- _Data shown_:
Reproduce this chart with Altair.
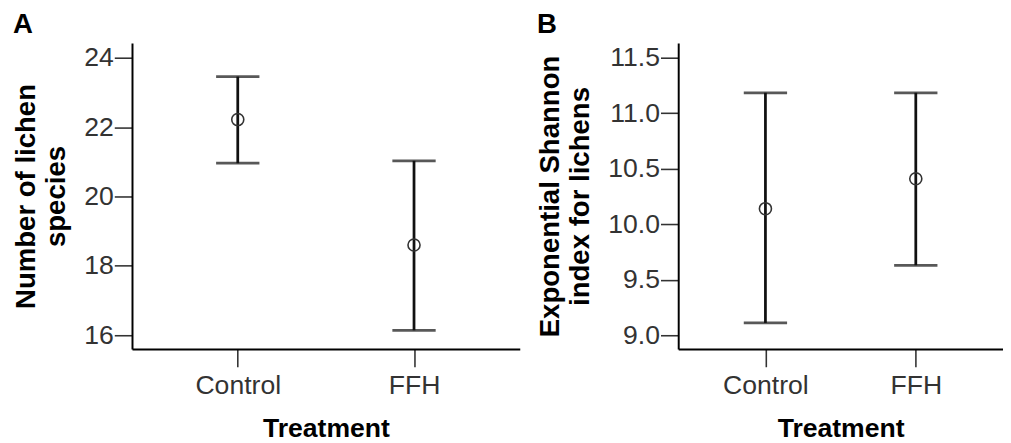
import altair as alt
import pandas as pd

treatment = ["Control", "FFH"]
species_mean = [22.22, 18.6]
species_lower = [20.96, 16.14]
species_upper = [23.46, 21.03]
shannon_mean = [10.14, 10.41]
shannon_lower = [9.11, 9.63]
shannon_upper = [11.185, 11.185]

species_ticks = [16, 18, 20, 22, 24]
shannon_ticks = [9.0, 9.5, 10.0, 10.5, 11.0, 11.5]

FONT = "Liberation Sans"

df_a = pd.DataFrame({"Treatment": treatment, "mean": species_mean,
                     "lower": species_lower, "upper": species_upper})
df_b = pd.DataFrame({"Treatment": treatment, "mean": shannon_mean,
                     "lower": shannon_lower, "upper": shannon_upper})


def panel(df, letter, ytitle, domain, ticks, fmt, width, xpad):
    x = alt.X("Treatment:N", sort=treatment, scale=alt.Scale(type="point", padding=xpad),
              axis=alt.Axis(title="Treatment", labelAngle=0, labelFont=FONT,
                            labelFontSize=27, labelColor="#333", tickSize=18,
                            tickWidth=1.6, tickColor="#333", labelPadding=6,
                            titleFont=FONT, titleFontSize=27, titleFontWeight="bold",
                            titleColor="#000", titlePadding=18, domainColor="#000",
                            domainWidth=2))
    yscale = alt.Scale(domain=domain, nice=False, zero=False)
    yaxis = alt.Axis(title=ytitle, values=ticks, format=fmt, labelFont=FONT,
                     labelFontSize=27, labelColor="#333", tickSize=18,
                     tickWidth=1.6, tickColor="#333", labelPadding=1,
                     titleFont=FONT, titleFontSize=28, titleFontWeight="bold",
                     titleColor="#000", titlePadding=14, titleLineHeight=30,
                     domainColor="#000", domainWidth=2, grid=False)
    base = alt.Chart(df)
    rule = base.mark_rule(color="#111", strokeWidth=2.8).encode(
        x=x, y=alt.Y("lower:Q", scale=yscale, axis=yaxis), y2="upper:Q")
    cap_lo = base.mark_tick(color="#111", thickness=2.8, size=44).encode(
        x=x, y=alt.Y("lower:Q", scale=yscale, axis=yaxis))
    cap_hi = base.mark_tick(color="#111", thickness=2.8, size=44).encode(
        x=x, y=alt.Y("upper:Q", scale=yscale, axis=yaxis))
    pt = base.mark_point(shape="circle", size=150, filled=False, color="#333",
                         strokeWidth=1.6, opacity=1).encode(
        x=x, y=alt.Y("mean:Q", scale=yscale, axis=yaxis))
    return alt.layer(rule, cap_lo, cap_hi, pt).properties(
        width=width, height=311,
        title=alt.TitleParams(letter, anchor="start", frame="bounds", fontSize=28,
                              font=FONT, fontWeight="bold", color="#000", offset=4))


a = panel(df_a, "A", ["Number of  lichen", "species"], [15.6, 24.43],
          species_ticks, "d", 394, 0.6)
b = panel(df_b, "B", ["Exponential Shannon", "index for lichens"], [8.875, 11.634],
          shannon_ticks, ".1f", 330, 0.58)

chart = alt.hconcat(a, b, spacing=17).properties(
    padding={"left": 4, "top": 0, "right": 0, "bottom": 0},
    background="white"
).configure_view(strokeWidth=0, stroke="transparent")

chart.save("out.html", embed_options={"renderer": "svg", "actions": False})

- _Stated goal_: Go through the listing above and write it all out exactly, leaving out any picture.

- _Answer for this exercise_:
Reproduce this chart with Altair.
import altair as alt
import pandas as pd

treatment = ["Control", "FFH"]
species_mean = [22.22, 18.6]
species_lower = [20.96, 16.14]
species_upper = [23.46, 21.03]
shannon_mean = [10.14, 10.41]
shannon_lower = [9.11, 9.63]
shannon_upper = [11.185, 11.185]

species_ticks = [16, 18, 20, 22, 24]
shannon_ticks = [9.0, 9.5, 10.0, 10.5, 11.0, 11.5]

FONT = "Liberation Sans"

df_a = pd.DataFrame({"Treatment": treatment, "mean": species_mean,
                     "lower": species_lower, "upper": species_upper})
df_b = pd.DataFrame({"Treatment": treatment, "mean": shannon_mean,
                     "lower": shannon_lower, "upper": shannon_upper})


def panel(df, letter, ytitle, domain, ticks, fmt, width, xpad):
    x = alt.X("Treatment:N", sort=treatment, scale=alt.Scale(type="point", padding=xpad),
              axis=alt.Axis(title="Treatment", labelAngle=0, labelFont=FONT,
                            labelFontSize=27, labelColor="#333", tickSize=18,
                            tickWidth=1.6, tickColor="#333", labelPadding=6,
                            titleFont=FONT, titleFontSize=27, titleFontWeight="bold",
                            titleColor="#000", titlePadding=18, domainColor="#000",
                            domainWidth=2))
    yscale = alt.Scale(domain=domain, nice=False, zero=False)
    yaxis = alt.Axis(title=ytitle, values=ticks, format=fmt, labelFont=FONT,
                     labelFontSize=27, labelColor="#333", tickSize=18,
                     tickWidth=1.6, tickColor="#333", labelPadding=1,
                     titleFont=FONT, titleFontSize=28, titleFontWeight="bold",
                     titleColor="#000", titlePadding=14, titleLineHeight=30,
                     domainColor="#000", domainWidth=2, grid=False)
    base = alt.Chart(df)
    rule = base.mark_rule(color="#111", strokeWidth=2.8).encode(
        x=x, y=alt.Y("lower:Q", scale=yscale, axis=yaxis), y2="upper:Q")
    cap_lo = base.mark_tick(color="#111", thickness=2.8, size=44).encode(
        x=x, y=alt.Y("lower:Q", scale=yscale, axis=yaxis))
    cap_hi = base.mark_tick(color="#111", thickness=2.8, size=44).encode(
        x=x, y=alt.Y("upper:Q", scale=yscale, axis=yaxis))
    pt = base.mark_point(shape="circle", size=150, filled=False, color="#333",
                         strokeWidth=1.6, opacity=1).encode(
        x=x, y=alt.Y("mean:Q", scale=yscale, axis=yaxis))
    return alt.layer(rule, cap_lo, cap_hi, pt).properties(
        width=width, height=311,
        title=alt.TitleParams(letter, anchor="start", frame="bounds", fontSize=28,
                              font=FONT, fontWeight="bold", color="#000", offset=4))


a = panel(df_a, "A", ["Number of  lichen", "species"], [15.6, 24.43],
          species_ticks, "d", 394, 0.6)
b = panel(df_b, "B", ["Exponential Shannon", "index for lichens"], [8.875, 11.634],
          shannon_ticks, ".1f", 330, 0.58)

chart = alt.hconcat(a, b, spacing=17).properties(
    padding={"left": 4, "top": 0, "right": 0, "bottom": 0},
    background="white"
).configure_view(strokeWidth=0, stroke="transparent")

chart.save("out.html", embed_options={"renderer": "svg", "actions": False})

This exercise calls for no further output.